> [Data section]:
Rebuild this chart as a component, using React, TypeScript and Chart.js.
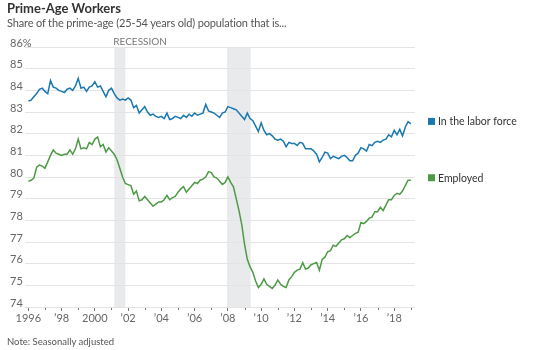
import React, { useEffect, useRef } from "react";
import { Chart, registerables } from "chart.js";

Chart.register(...registerables);

// Bi-monthly readings (Jan, Mar, May, Jul, Sep, Nov) starting January 1996
const startYear = 1996;
const stepYears = 1 / 6;

const laborForce = [
  83.5, 83.55, 83.7, 83.85, 84.05, 84.1,
  83.95, 83.85, 84.45, 84.15, 84.1, 84.0,
  83.95, 83.9, 84.05, 84.1, 84.0, 84.2,
  84.55, 84.1, 84.15, 83.95, 84.15, 84.2,
  84.4, 84.15, 84.2, 83.95, 83.7, 84.0,
  84.1, 83.85, 83.65, 83.55, 83.6, 83.55,
  83.65, 83.55, 83.2, 83.3, 82.95, 83.1,
  83.25, 83.0, 82.85, 82.9, 82.8, 82.75,
  82.8, 82.7, 82.95, 82.65, 82.7, 82.8,
  82.75, 82.7, 82.85, 82.75, 82.9, 82.8,
  82.95, 82.85, 82.9, 82.95, 83.35, 83.05,
  83.0, 82.95, 82.85, 82.75, 82.95, 83.0,
  83.25, 83.2, 83.15, 83.1, 82.95, 82.8,
  82.65, 82.95, 82.7, 82.6, 82.35, 82.1,
  82.5, 82.15, 81.95, 82.0, 81.9, 81.75,
  81.7, 81.75, 81.65, 81.4, 81.6, 81.55,
  81.55, 81.45, 81.6, 81.55, 81.3, 81.3,
  81.3, 81.2, 81.05, 80.7, 80.9, 81.15,
  81.1, 80.85, 80.95, 80.9, 80.85, 80.95,
  81.0, 80.9, 80.75, 80.75, 81.0, 81.1,
  81.35, 81.3, 81.2, 81.5, 81.45, 81.6,
  81.65, 81.6, 81.7, 81.75, 81.95, 81.85,
  82.15, 81.95, 82.2, 81.9, 82.3, 82.55,
  82.45,
];

const employed = [
  79.8, 79.85, 79.95, 80.45, 80.55, 80.5,
  80.4, 80.7, 81.0, 81.25, 81.1, 81.05,
  81.0, 81.05, 81.05, 81.25, 81.05, 81.3,
  81.75, 81.3, 81.35, 81.3, 81.6, 81.5,
  81.75, 81.85, 81.4, 81.5, 81.15, 81.35,
  81.2, 81.05, 80.8, 80.4, 80.0, 79.7,
  79.65, 79.6, 79.2, 79.35, 78.9, 78.95,
  79.1, 78.95, 78.8, 78.65, 78.75, 78.85,
  78.85, 78.95, 79.15, 78.95, 79.05, 79.1,
  79.3, 79.45, 79.55, 79.3, 79.45, 79.6,
  79.75, 79.7, 79.85, 79.9, 80.0, 80.25,
  80.2, 80.0, 79.95, 79.8, 79.65, 79.75,
  80.0, 79.75, 79.55, 79.0, 78.45, 77.8,
  76.9, 76.2, 75.85, 75.6, 75.2, 74.9,
  75.05, 75.3, 75.05, 74.95, 74.85, 75.0,
  75.25, 75.05, 74.95, 74.9, 75.25, 75.4,
  75.6, 75.7, 75.75, 76.05, 75.75, 75.8,
  75.95, 76.0, 76.05, 75.7, 76.2, 76.3,
  76.55, 76.6, 76.85, 76.8, 76.95, 77.1,
  77.15, 77.3, 77.2, 77.3, 77.4, 77.45,
  77.9, 77.85, 77.95, 78.1, 78.15, 78.4,
  78.4, 78.6, 78.45, 78.7, 78.95, 78.95,
  79.15, 79.25, 79.2, 79.35, 79.6, 79.85,
  79.85,
];

const seriesNames = ["In the labor force", "Employed"];
const seriesColors = ["#1a78b0", "#4d9a45"];

const recessionStart = [2001.17, 2007.95];
const recessionEnd = [2001.83, 2009.37];

const xTickYears = [
  1996, 1997, 1998, 1999, 2000, 2001, 2002, 2003, 2004, 2005, 2006, 2007,
  2008, 2009, 2010, 2011, 2012, 2013, 2014, 2015, 2016, 2017, 2018, 2019,
];

const FONT = "Lato, 'Noto Sans', sans-serif";
const NARROW = "'Liberation Sans Narrow', 'Arial Narrow', Lato, sans-serif";

function toPoints(values: number[]) {
  return values.map((v, i) => ({ x: startYear + i * stepYears, y: v }));
}

function yearLabel(v: number) {
  if (v % 2 !== 0) return "";
  if (v % 100 === 0 || v === 1996) return String(v);
  return "\u2019" + String(v % 100).padStart(2, "0");
}

const recessionPlugin = {
  id: "recessionBands",
  beforeDraw(chart: any) {
    const { ctx, chartArea, scales } = chart;
    const x = scales.x;
    ctx.save();
    ctx.fillStyle = "#e9eaec";
    recessionStart.forEach((s, i) => {
      const x0 = x.getPixelForValue(s);
      const x1 = x.getPixelForValue(recessionEnd[i]);
      ctx.fillRect(x0, chartArea.top, x1 - x0, chartArea.bottom - chartArea.top);
    });
    ctx.fillStyle = "#777";
    ctx.font = `10px ${NARROW}`;
    ctx.textAlign = "left";
    ctx.textBaseline = "alphabetic";
    ctx.fillText("RECESSION", x.getPixelForValue(recessionStart[0]) - 1, chartArea.top - 2);
    ctx.restore();
  },
};

const sideLabelPlugin = {
  id: "sideLabels",
  afterDatasetsDraw(chart: any) {
    const { ctx, chartArea, scales } = chart;
    const y = scales.y;
    ctx.save();
    ctx.font = `10.5px ${FONT}`;
    ctx.textBaseline = "middle";
    ctx.textAlign = "left";
    chart.data.datasets.forEach((ds: any, i: number) => {
      const last = ds.data[ds.data.length - 1];
      const py = y.getPixelForValue(last.y) - 2;
      const px = chartArea.right + 13;
      ctx.fillStyle = seriesColors[i];
      ctx.fillRect(px, py - 4, 7, 7);
      ctx.fillStyle = "#333";
      ctx.fillText(seriesNames[i], px + 10, py);
    });
    ctx.restore();
  },
};

const minorTickPlugin = {
  id: "minorTicks",
  afterDraw(chart: any) {
    const { ctx, chartArea, scales } = chart;
    const x = scales.x;
    ctx.save();
    ctx.strokeStyle = "#777";
    ctx.lineWidth = 1;
    xTickYears.forEach((yr) => {
      if (yr % 2 === 0) return;
      const px = Math.round(x.getPixelForValue(yr)) + 0.5;
      ctx.beginPath();
      ctx.moveTo(px, chartArea.bottom + 1);
      ctx.lineTo(px, chartArea.bottom + 3);
      ctx.stroke();
    });
    ctx.restore();
  },
};

export default function App() {
  const canvasRef = useRef<HTMLCanvasElement | null>(null);

  useEffect(() => {
    if (!canvasRef.current) return;
    const chart = new Chart(canvasRef.current, {
      type: "line",
      data: {
        datasets: [
          {
            label: seriesNames[0],
            data: toPoints(laborForce),
            borderColor: seriesColors[0],
            borderWidth: 1.5,
            pointRadius: 0,
            tension: 0,
            fill: false,
          },
          {
            label: seriesNames[1],
            data: toPoints(employed),
            borderColor: seriesColors[1],
            borderWidth: 1.5,
            pointRadius: 0,
            tension: 0,
            fill: false,
          },
        ],
      },
      options: {
        animation: false,
        responsive: false,
        maintainAspectRatio: false,
        layout: { padding: { left: 9, top: 47, right: 135, bottom: 23 } },
        plugins: {
          legend: { display: false },
          tooltip: { enabled: false },
        },
        scales: {
          x: {
            type: "linear",
            min: 1995.8,
            max: 2019.25,
            afterBuildTicks: (scale: any) => {
              scale.ticks = xTickYears.map((v) => ({ value: v }));
            },
            afterFit: (scale: any) => {
              scale.height = 20;
            },
            border: { display: false },
            grid: {
              drawOnChartArea: false,
              drawTicks: true,
              tickLength: 4,
              tickColor: (c: any) =>
                c.tick && c.tick.value % 2 === 0 ? "#777" : "rgba(0,0,0,0)",
              color: "rgba(0,0,0,0)",
            },
            ticks: {
              autoSkip: false,
              maxRotation: 0,
              padding: 1,
              color: "#666",
              font: { family: NARROW, size: 11 },
              callback: (v: any) => yearLabel(Number(v)),
            },
          },
          y: {
            min: 74,
            max: 86,
            afterFit: (scale: any) => {
              scale.width = 16;
            },
            border: { display: false },
            grid: {
              color: "#e4e4e4",
              drawTicks: false,
            },
            ticks: {
              stepSize: 1,
              mirror: true,
              padding: -15,
              labelOffset: -4,
              color: "#666",
              font: { family: NARROW, size: 11 },
              callback: (v: any) => (Number(v) === 86 ? "86%" : String(v)),
            },
          },
        },
      },
      plugins: [recessionPlugin, sideLabelPlugin, minorTickPlugin],
    });
    return () => chart.destroy();
  }, []);

  return (
    <div
      style={{
        position: "fixed",
        left: 0,
        top: 0,
        width: 550,
        height: 350,
        background: "#fff",
        fontFamily: FONT,
      }}
    >
      <canvas
        ref={canvasRef}
        width={550}
        height={350}
        style={{ position: "absolute", left: 0, top: 0, width: 550, height: 350 }}
      />
      <div
        style={{
          position: "absolute",
          left: 7,
          top: 0,
          fontSize: 13,
          fontWeight: 700,
          color: "#333",
          lineHeight: "16px",
        }}
      >
        Prime-Age Workers
      </div>
      <div
        style={{
          position: "absolute",
          left: 7,
          top: 16,
          fontSize: 11,
          color: "#555",
          lineHeight: "14px",
          letterSpacing: "-0.15px",
        }}
      >
        Share of the prime-age (25-54 years old) population that is...
      </div>
      <div
        style={{
          position: "absolute",
          left: 7,
          top: 336,
          fontSize: 9.5,
          color: "#555",
          lineHeight: "12px",
        }}
      >
        Note: Seasonally adjusted
      </div>
    </div>
  );
}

> [Exercise brief]: Write out exactly the opening lines of the data, stopping after the line that holds "const stepYears = 1 / 6;". Exclude pictures.

> [Output]:
Rebuild this chart as a component, using React, TypeScript and Chart.js.
import React, { useEffect, useRef } from "react";
import { Chart, registerables } from "chart.js";

Chart.register(...registerables);

// Bi-monthly readings (Jan, Mar, May, Jul, Sep, Nov) starting January 1996
const startYear = 1996;
const stepYears = 1 / 6;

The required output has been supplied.